- [Written instruction] Reproduce every record below exactly as written, but leave out any pictures.

[Data entries]
────────

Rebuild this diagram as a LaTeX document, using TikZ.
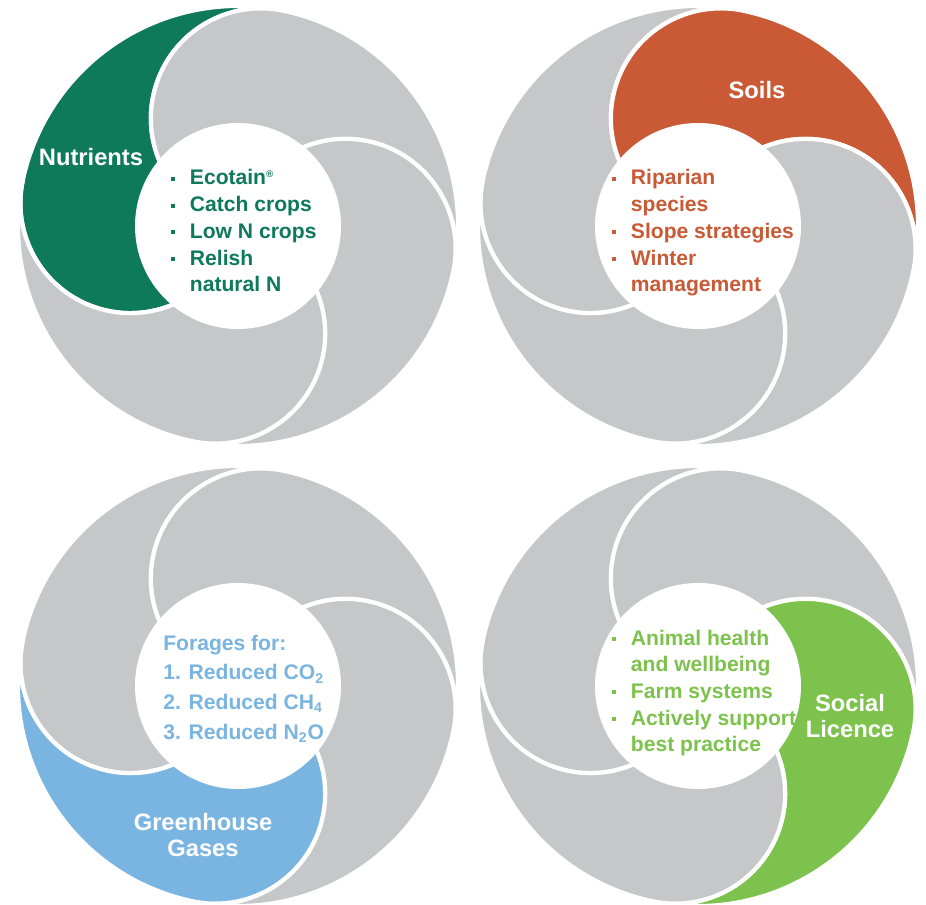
\documentclass[tikz,border=0pt]{standalone}
\usepackage{fontspec}
\setmainfont{Liberation Sans}

\definecolor{petalgray}{RGB}{198,199,201}
\definecolor{nutgreen}{RGB}{14,122,90}
\definecolor{soilred}{RGB}{201,90,53}
\definecolor{ghgblue}{RGB}{121,181,224}
\definecolor{socgreen}{RGB}{125,194,76}

% small square bullet
\newcommand\sqbullet{\raisebox{2.3pt}{\rule{2.3pt}{2.3pt}}}

\begin{document}
\begin{tikzpicture}[x=0.02cm,y=0.02cm,
		petal/.style={draw=white,line width=2.4pt,line join=round},
		head/.style={text=white,font=\fontsize{13.5}{15}\selectfont\bfseries,align=center,inner sep=0pt},
		items/.style={font=\fontsize{12}{15.2}\selectfont\bfseries,inner sep=0pt,anchor=base west}]
		\useasboundingbox (0,0) rectangle (926,904);
		% four swirls, one petal each in colour
		\foreach \cx/\cy/\hot/\hotcol in {238/678/168/nutgreen,698/678/78/soilred,238/218/-102/ghgblue,698/218/-12/socgreen}{
			\foreach \a in {168,78,-12,-102}{
				\ifnum\a=\hot \def\pcol{\hotcol}\else\def\pcol{petalgray}\fi
				\filldraw[petal,fill=\pcol] (\cx,\cy) ++({\a-90}:220)
					arc[start angle=\a-90,end angle=\a,radius=220]
					arc[start angle=\a,end angle=\a+180,radius=110]
					arc[start angle=\a+90,end angle=\a-90,radius=110] -- cycle;
			}
			\fill[white] (\cx,\cy) circle[radius=103];
		}
		% titles on the coloured petals
		\node[head] (nutrients) at (91,747) {Nutrients};
		\node[head] (soils) at (757,814) {Soils};
		\node[head] (ghg) at (203,69) {Greenhouse\\Gases};
		\node[head] (social) at (850,188) {Social\\Licence};
		% lists in the hubs
		\node[items,text=nutgreen] (nutlist) at (171,719) {\begin{tabular}[t]{@{}l@{\hspace{8.3pt}}l@{}}
				\sqbullet & Ecotain\textsuperscript{\fontsize{5.5}{6}\selectfont ®}\\
				\sqbullet & Catch crops\\
				\sqbullet & Low N crops\\
				\sqbullet & Relish\\
				& natural N
			\end{tabular}};
		\node[items,text=soilred] (soillist) at (612,719) {\begin{tabular}[t]{@{}l@{\hspace{8.3pt}}l@{}}
				\sqbullet & Riparian\\
				& species\\
				\sqbullet & Slope strategies\\
				\sqbullet & Winter\\
				& management
			\end{tabular}};
		\node[items,text=ghgblue,font=\fontsize{12}{17}\selectfont\bfseries] (ghglist) at (163,254) {\begin{tabular}[t]{@{}l@{}}
				Forages for:\\
				1. Reduced CO\textsubscript{2}\\
				2. Reduced CH\textsubscript{4}\\
				3. Reduced N\textsubscript{2}O
			\end{tabular}};
		\node[items,text=socgreen] (soclist) at (612,259) {\begin{tabular}[t]{@{}l@{\hspace{8.3pt}}l@{}}
				\sqbullet & Animal health\\
				& and wellbeing\\
				\sqbullet & Farm systems\\
				\sqbullet & Actively support\\
				& best practice
			\end{tabular}};
	\end{tikzpicture}
\end{document}
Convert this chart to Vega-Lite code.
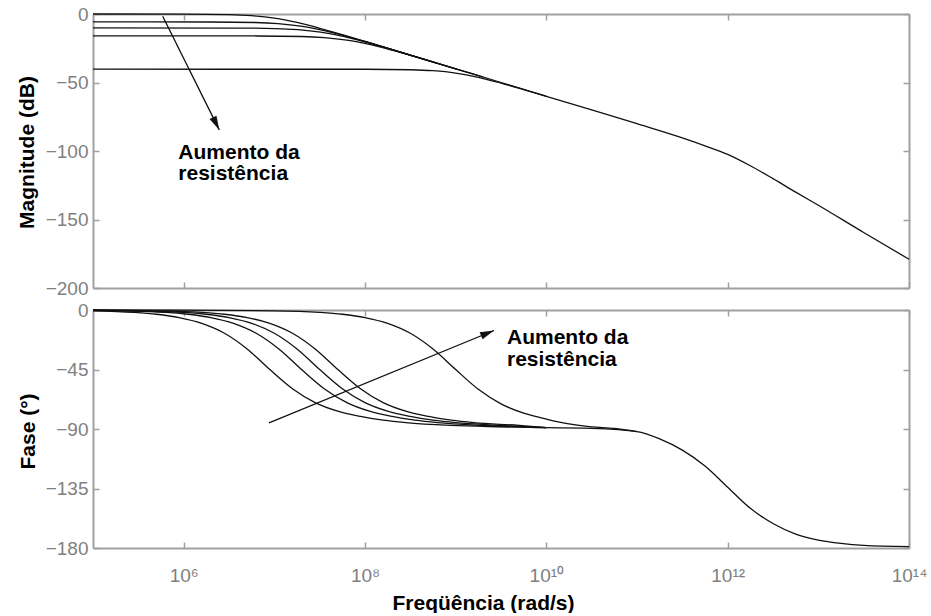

────────

- [Written reply]
Rebuild this diagram as a LaTeX document, using TikZ.
\documentclass[tikz,border=0pt]{standalone}
\usepackage{fontspec}
\setmainfont{Liberation Sans}

\definecolor{petalgray}{RGB}{198,199,201}
\definecolor{nutgreen}{RGB}{14,122,90}
\definecolor{soilred}{RGB}{201,90,53}
\definecolor{ghgblue}{RGB}{121,181,224}
\definecolor{socgreen}{RGB}{125,194,76}

% small square bullet
\newcommand\sqbullet{\raisebox{2.3pt}{\rule{2.3pt}{2.3pt}}}

\begin{document}
\begin{tikzpicture}[x=0.02cm,y=0.02cm,
		petal/.style={draw=white,line width=2.4pt,line join=round},
		head/.style={text=white,font=\fontsize{13.5}{15}\selectfont\bfseries,align=center,inner sep=0pt},
		items/.style={font=\fontsize{12}{15.2}\selectfont\bfseries,inner sep=0pt,anchor=base west}]
		\useasboundingbox (0,0) rectangle (926,904);
		% four swirls, one petal each in colour
		\foreach \cx/\cy/\hot/\hotcol in {238/678/168/nutgreen,698/678/78/soilred,238/218/-102/ghgblue,698/218/-12/socgreen}{
			\foreach \a in {168,78,-12,-102}{
				\ifnum\a=\hot \def\pcol{\hotcol}\else\def\pcol{petalgray}\fi
				\filldraw[petal,fill=\pcol] (\cx,\cy) ++({\a-90}:220)
					arc[start angle=\a-90,end angle=\a,radius=220]
					arc[start angle=\a,end angle=\a+180,radius=110]
					arc[start angle=\a+90,end angle=\a-90,radius=110] -- cycle;
			}
			\fill[white] (\cx,\cy) circle[radius=103];
		}
		% titles on the coloured petals
		\node[head] (nutrients) at (91,747) {Nutrients};
		\node[head] (soils) at (757,814) {Soils};
		\node[head] (ghg) at (203,69) {Greenhouse\\Gases};
		\node[head] (social) at (850,188) {Social\\Licence};
		% lists in the hubs
		\node[items,text=nutgreen] (nutlist) at (171,719) {\begin{tabular}[t]{@{}l@{\hspace{8.3pt}}l@{}}
				\sqbullet & Ecotain\textsuperscript{\fontsize{5.5}{6}\selectfont ®}\\
				\sqbullet & Catch crops\\
				\sqbullet & Low N crops\\
				\sqbullet & Relish\\
				& natural N
			\end{tabular}};
		\node[items,text=soilred] (soillist) at (612,719) {\begin{tabular}[t]{@{}l@{\hspace{8.3pt}}l@{}}
				\sqbullet & Riparian\\
				& species\\
				\sqbullet & Slope strategies\\
				\sqbullet & Winter\\
				& management
			\end{tabular}};
		\node[items,text=ghgblue,font=\fontsize{12}{17}\selectfont\bfseries] (ghglist) at (163,254) {\begin{tabular}[t]{@{}l@{}}
				Forages for:\\
				1. Reduced CO\textsubscript{2}\\
				2. Reduced CH\textsubscript{4}\\
				3. Reduced N\textsubscript{2}O
			\end{tabular}};
		\node[items,text=socgreen] (soclist) at (612,259) {\begin{tabular}[t]{@{}l@{\hspace{8.3pt}}l@{}}
				\sqbullet & Animal health\\
				& and wellbeing\\
				\sqbullet & Farm systems\\
				\sqbullet & Actively support\\
				& best practice
			\end{tabular}};
	\end{tikzpicture}
\end{document}
Convert this chart to Vega-Lite code.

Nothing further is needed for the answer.